The 5-Step Framework for Emotionally Intelligent Investing
Why Emotions — Not Knowledge — Drive Most Investment Mistakes
Most investment mistakes aren’t caused by a lack of knowledge.
They’re caused by emotion.
Fear during market drops.
Greed during rallies.
Regret after selling too early.
Overconfidence after a few good wins.
Emotionally intelligent investing isn’t about eliminating emotions — that’s impossible. It’s about building a structure to control those emotions before they control you.
This is my simple five-step framework:

Step 1: Awareness — Notice the Emotion First
Every emotional mistake begins with an unnoticed feeling.
Before any investment decision, ask:
- What am I feeling right now?
- Did this feeling come from the market… or from inside me?
Markets move constantly, but your emotional reaction is the real signal. Remember, markets do move based on information, but it also moves based on human emotion.
Real-World Example
You open your investing app and see your portfolio down for the week. Your chest tightens slightly, and you feel an urge to “do something,” even though nothing in your plan has changed. That feeling is the signal — not the price movement.
Awareness isn’t about fixing anything. It’s simply recognizing that an emotion is present.
Step 2: Reflection — Understand Where It’s Coming From
Once you’re aware of the emotion, the next step is to understand its source.
Ask yourself:
- What triggered this feeling?
- Is this reaction based on recent price movement, news, or social media?
- Have I felt this way before — and how did it affect my past decisions?
Reflection helps separate market information from emotional noise. It helps you see whether your reaction is driven by facts or by repeated exposure to noise.
Real-World Example
You realize the discomfort didn’t start with the market drop, but after reading several negative headlines and checking prices multiple times a day. The emotion wasn’t created by the market — it was amplified by attention.
Often, the discomfort isn’t caused by risk — it’s caused by uncertainty and overstimulation.
Step 3: Interpretation — Find the Perspective
Interpretation means positioning the information correctly.
Examples of healthy positionings:
- A market drop becomes a temporary decline, not permanent failure.
- Missing a rally becomes acceptable discipline, not incompetence.
- Boredom becomes a sign of stability, not a reason to take risks.
Ask:
- How would a long-term investor view this situation?
- Does this moment actually require action — or patience?
Real-World Example
Instead of seeing a downturn as “losing money,” you view it as a normal part of long-term investing — one you’ve already planned for. Nothing about the strategy is broken. Only the perspective needed adjusting.

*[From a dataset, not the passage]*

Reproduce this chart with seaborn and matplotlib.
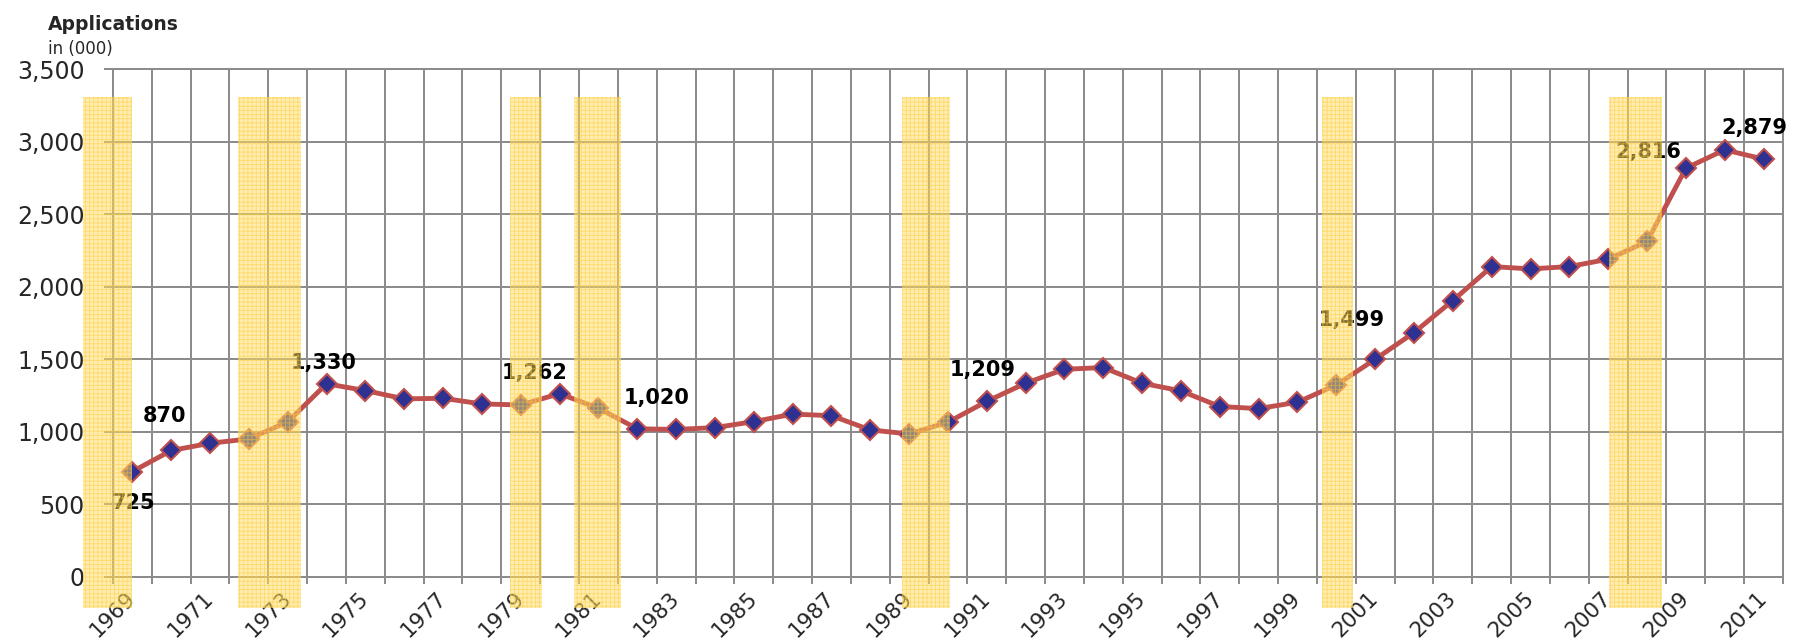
import numpy as np
import matplotlib
matplotlib.use("Agg")
import matplotlib.pyplot as plt
from matplotlib.patches import Rectangle
from matplotlib.ticker import FuncFormatter
from matplotlib.transforms import ScaledTranslation
import seaborn as sns

# === DATA ===
years = list(range(1969, 2012))
applications = [725, 870, 920, 950, 1068, 1330, 1283, 1226, 1230, 1191,
                1184, 1262, 1161, 1020, 1015, 1028, 1069, 1121, 1110, 1012,
                984, 1065, 1209, 1334, 1430, 1442, 1334, 1281, 1173, 1159,
                1203, 1322, 1499, 1683, 1904, 2138, 2122, 2138, 2189, 2311,
                2816, 2943, 2879]

# recession shading (start, end) in year units
band_start = [1967.74, 1971.72, 1978.73, 1980.38, 1988.82, 1999.64, 2007.03]
band_end = [1969.00, 1973.35, 1979.56, 1981.59, 1990.06, 2000.44, 2008.39]

# data callouts: text, x, y
label_text = ["725", "870", "1,330", "1,262", "1,020", "1,209", "1,499", "2,816", "2,879"]
label_x = [1969.03, 1969.82, 1973.92, 1979.35, 1982.49, 1990.9, 2000.4, 2008.03, 2010.76]
label_y = [508, 1108, 1473, 1401, 1232, 1426, 1771, 2929, 3095]

# === STYLE ===
sns.set_style("white")
plt.rcParams['font.family'] = ['DejaVu Sans']
plt.rcParams['hatch.linewidth'] = 0.7

GRID = "#8c8c8c"
LINE = "#C0504D"
MARK = "#2E3192"

fig = plt.figure(figsize=(17.93, 6.38), dpi=100)
ax = fig.add_axes([0.063, 0.0961, 0.9314, 0.7957])

sns.lineplot(x=years, y=applications, ax=ax, color=LINE, linewidth=3.5,
             marker="D", markersize=10, markerfacecolor=MARK,
             markeredgecolor=LINE, markeredgewidth=1.5, zorder=3)

ax.set_xlim(1968.5, 2011.5)
ax.set_ylim(0, 3500)

# category boundaries -> vertical grid, labels every other year
ax.set_xticks(years[::2])
ax.set_xticklabels([str(y) for y in years[::2]], rotation=45,
                   ha="right", va="top", rotation_mode="anchor")
ax.set_xticks(np.arange(1968.5, 2012, 1.0), minor=True)
ax.tick_params(axis="x", which="major", length=0, pad=8, labelsize=15.5)
ax.tick_params(axis="x", which="minor", direction="out", length=5,
               width=1.44, color=GRID, bottom=True)
shift = ScaledTranslation(-7 / 100, 0, fig.dpi_scale_trans)
for lab in ax.get_xticklabels():
    lab.set_transform(lab.get_transform() + shift)

ax.set_yticks(range(0, 3501, 500))
ax.yaxis.set_major_formatter(FuncFormatter(lambda v, p: f"{int(v):,}"))
ax.tick_params(axis="y", which="major", direction="out", length=6.5,
               width=1.44, color=GRID, pad=14, labelsize=17, left=True)

ax.grid(axis="x", which="minor", color=GRID, linewidth=1.44)
ax.grid(axis="y", which="major", color=GRID, linewidth=1.44)
ax.grid(axis="x", which="major", visible=False)
ax.set_axisbelow(True)
for s in ax.spines.values():
    s.set_color(GRID)
    s.set_linewidth(1.44)

for txt, x, y in zip(label_text, label_x, label_y):
    ax.text(x, y, txt, ha="center", va="center", fontsize=15,
            weight="bold", color="black", zorder=4, clip_on=False)

for x0, x1 in zip(band_start, band_end):
    ax.add_patch(Rectangle((x0, -216), x1 - x0, 3308 + 216,
                           facecolor=(1.0, 0.87, 0.40, 0.5),
                           edgecolor=(1.0, 0.78, 0.20, 0.5),
                           hatch="++++", linewidth=0, zorder=5, clip_on=False))

fig.text(48 / 1793, 1 - 30 / 638, "Applications", fontsize=13.5,
         weight="bold", va="baseline", ha="left")
fig.text(48 / 1793, 1 - 54 / 638, "in (000)", fontsize=12,
         va="baseline", ha="left")

fig.savefig("out.png", dpi=100)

Reframing slows impulsive behavior and reconnects you with your long-term plan. Stick to your plan.
Step 4: Decision — Act With Intention, Not Emotion
Only after awareness, reflection, and reframing do you move to action.
At this stage, decisions should be:
- Aligned with your investment plan
- Based on rules, not feelings
- Consistent with your time horizon and risk tolerance
Ask the one simple question:
- Does this improve my strategy, or just relieve discomfort?
Real-World Example
Rather than selling during a stressful week, you stick to your plan or make a small, pre-planned adjustment — not to feel better, but because it fits your strategy.
Emotionally intelligent decisions are often less dramatic — and more effective. Intentional decisions feel calm, even boring. That’s usually a good sign.
Step 5: Review — Learn Without Self-Criticism
The final step is often skipped, but it’s essential.
After time has passed, review:
- What emotion did I feel?
- How did I respond?
- What worked — and what didn’t?
This isn’t about judging yourself. It’s about building self-awareness over time.
Every review strengthens your emotional skillset, making future decisions calmer and more consistent. As mentioned, the market does move on information, but also emotion. Manage your emotion, learn from your emotion, and you can become a better investor.
Real-World Example
A month later, you look back and notice that your strongest urge to act came at the emotional peak — not the market bottom.
Progress comes from reflection, not perfection.
Final Thought
Emotionally intelligent investing isn’t about being fearless or perfectly rational. It’s about creating space between feeling and action.
This five-step framework turns emotional reactions into thoughtful responses — and over time, that difference compounds just like good investments do. Emotionally intelligent investing is about pausing before you react.
Over time, this process helps emotions inform your choices — not control them.Markets will always test your emotions.
Your edge is having a process that keeps them from running the show.